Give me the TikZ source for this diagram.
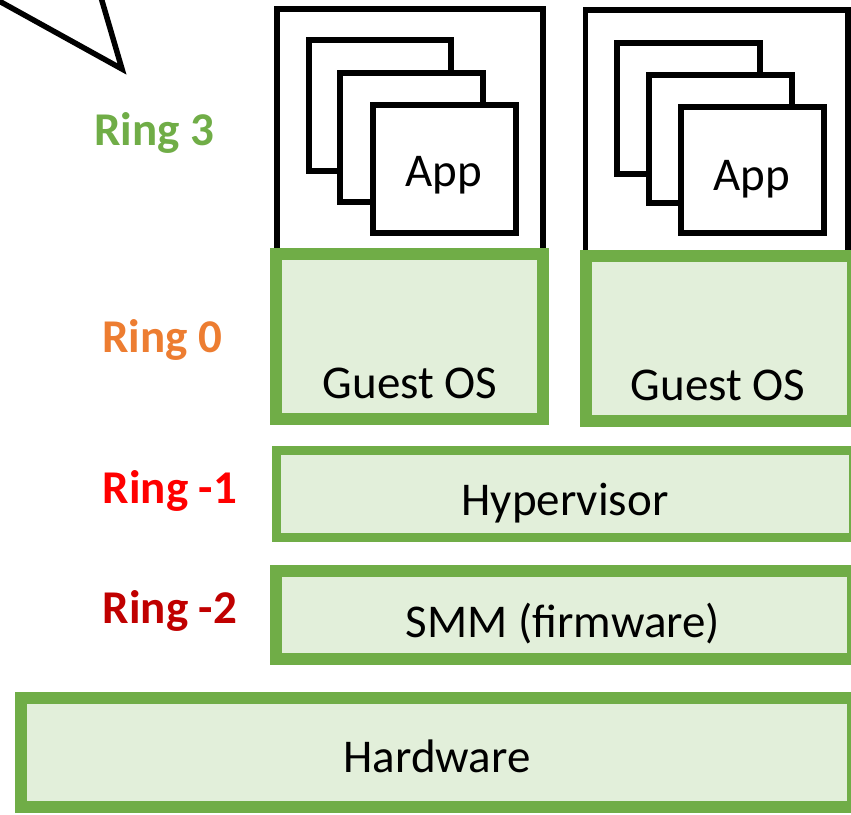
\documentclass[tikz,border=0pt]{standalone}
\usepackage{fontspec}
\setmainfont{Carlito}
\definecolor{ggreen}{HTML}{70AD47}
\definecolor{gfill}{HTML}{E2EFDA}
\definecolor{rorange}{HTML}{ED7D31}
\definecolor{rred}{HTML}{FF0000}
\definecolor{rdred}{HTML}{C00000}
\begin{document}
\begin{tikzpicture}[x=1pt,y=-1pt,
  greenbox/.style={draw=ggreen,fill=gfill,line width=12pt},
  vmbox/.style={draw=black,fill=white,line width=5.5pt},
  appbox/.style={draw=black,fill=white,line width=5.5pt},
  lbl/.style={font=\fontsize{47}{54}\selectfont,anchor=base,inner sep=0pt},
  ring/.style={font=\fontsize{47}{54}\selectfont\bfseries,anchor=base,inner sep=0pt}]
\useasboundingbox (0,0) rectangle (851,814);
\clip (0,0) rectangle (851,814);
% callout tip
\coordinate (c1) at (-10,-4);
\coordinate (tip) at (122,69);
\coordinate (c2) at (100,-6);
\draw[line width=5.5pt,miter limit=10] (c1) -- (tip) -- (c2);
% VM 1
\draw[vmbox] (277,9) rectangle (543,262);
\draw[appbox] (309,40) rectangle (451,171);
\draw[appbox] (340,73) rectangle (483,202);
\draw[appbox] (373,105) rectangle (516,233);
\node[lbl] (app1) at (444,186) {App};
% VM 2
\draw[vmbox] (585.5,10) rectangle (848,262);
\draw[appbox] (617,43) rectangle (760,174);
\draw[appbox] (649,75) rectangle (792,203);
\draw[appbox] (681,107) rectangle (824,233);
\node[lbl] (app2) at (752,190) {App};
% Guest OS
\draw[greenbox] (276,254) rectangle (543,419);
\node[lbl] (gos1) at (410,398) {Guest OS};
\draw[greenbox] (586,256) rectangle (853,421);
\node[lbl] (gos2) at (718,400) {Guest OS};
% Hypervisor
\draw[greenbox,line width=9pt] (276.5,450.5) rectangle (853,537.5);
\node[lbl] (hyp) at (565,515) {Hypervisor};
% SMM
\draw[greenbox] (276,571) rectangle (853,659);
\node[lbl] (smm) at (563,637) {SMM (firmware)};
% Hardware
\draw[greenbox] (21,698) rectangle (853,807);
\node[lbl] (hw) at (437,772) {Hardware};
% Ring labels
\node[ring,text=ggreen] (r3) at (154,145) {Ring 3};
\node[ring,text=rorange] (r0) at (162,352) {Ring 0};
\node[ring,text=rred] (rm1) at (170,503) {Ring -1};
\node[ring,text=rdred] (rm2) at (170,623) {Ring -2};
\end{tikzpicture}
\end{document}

What is being asked >>
Transcribe the full listing character for character. Pictures are excluded.

Expected answer >>
Give me the TikZ source for this diagram.
\documentclass[tikz,border=0pt]{standalone}
\usepackage{fontspec}
\setmainfont{Carlito}
\definecolor{ggreen}{HTML}{70AD47}
\definecolor{gfill}{HTML}{E2EFDA}
\definecolor{rorange}{HTML}{ED7D31}
\definecolor{rred}{HTML}{FF0000}
\definecolor{rdred}{HTML}{C00000}
\begin{document}
\begin{tikzpicture}[x=1pt,y=-1pt,
  greenbox/.style={draw=ggreen,fill=gfill,line width=12pt},
  vmbox/.style={draw=black,fill=white,line width=5.5pt},
  appbox/.style={draw=black,fill=white,line width=5.5pt},
  lbl/.style={font=\fontsize{47}{54}\selectfont,anchor=base,inner sep=0pt},
  ring/.style={font=\fontsize{47}{54}\selectfont\bfseries,anchor=base,inner sep=0pt}]
\useasboundingbox (0,0) rectangle (851,814);
\clip (0,0) rectangle (851,814);
% callout tip
\coordinate (c1) at (-10,-4);
\coordinate (tip) at (122,69);
\coordinate (c2) at (100,-6);
\draw[line width=5.5pt,miter limit=10] (c1) -- (tip) -- (c2);
% VM 1
\draw[vmbox] (277,9) rectangle (543,262);
\draw[appbox] (309,40) rectangle (451,171);
\draw[appbox] (340,73) rectangle (483,202);
\draw[appbox] (373,105) rectangle (516,233);
\node[lbl] (app1) at (444,186) {App};
% VM 2
\draw[vmbox] (585.5,10) rectangle (848,262);
\draw[appbox] (617,43) rectangle (760,174);
\draw[appbox] (649,75) rectangle (792,203);
\draw[appbox] (681,107) rectangle (824,233);
\node[lbl] (app2) at (752,190) {App};
% Guest OS
\draw[greenbox] (276,254) rectangle (543,419);
\node[lbl] (gos1) at (410,398) {Guest OS};
\draw[greenbox] (586,256) rectangle (853,421);
\node[lbl] (gos2) at (718,400) {Guest OS};
% Hypervisor
\draw[greenbox,line width=9pt] (276.5,450.5) rectangle (853,537.5);
\node[lbl] (hyp) at (565,515) {Hypervisor};
% SMM
\draw[greenbox] (276,571) rectangle (853,659);
\node[lbl] (smm) at (563,637) {SMM (firmware)};
% Hardware
\draw[greenbox] (21,698) rectangle (853,807);
\node[lbl] (hw) at (437,772) {Hardware};
% Ring labels
\node[ring,text=ggreen] (r3) at (154,145) {Ring 3};
\node[ring,text=rorange] (r0) at (162,352) {Ring 0};
\node[ring,text=rred] (rm1) at (170,503) {Ring -1};
\node[ring,text=rdred] (rm2) at (170,623) {Ring -2};
\end{tikzpicture}
\end{document}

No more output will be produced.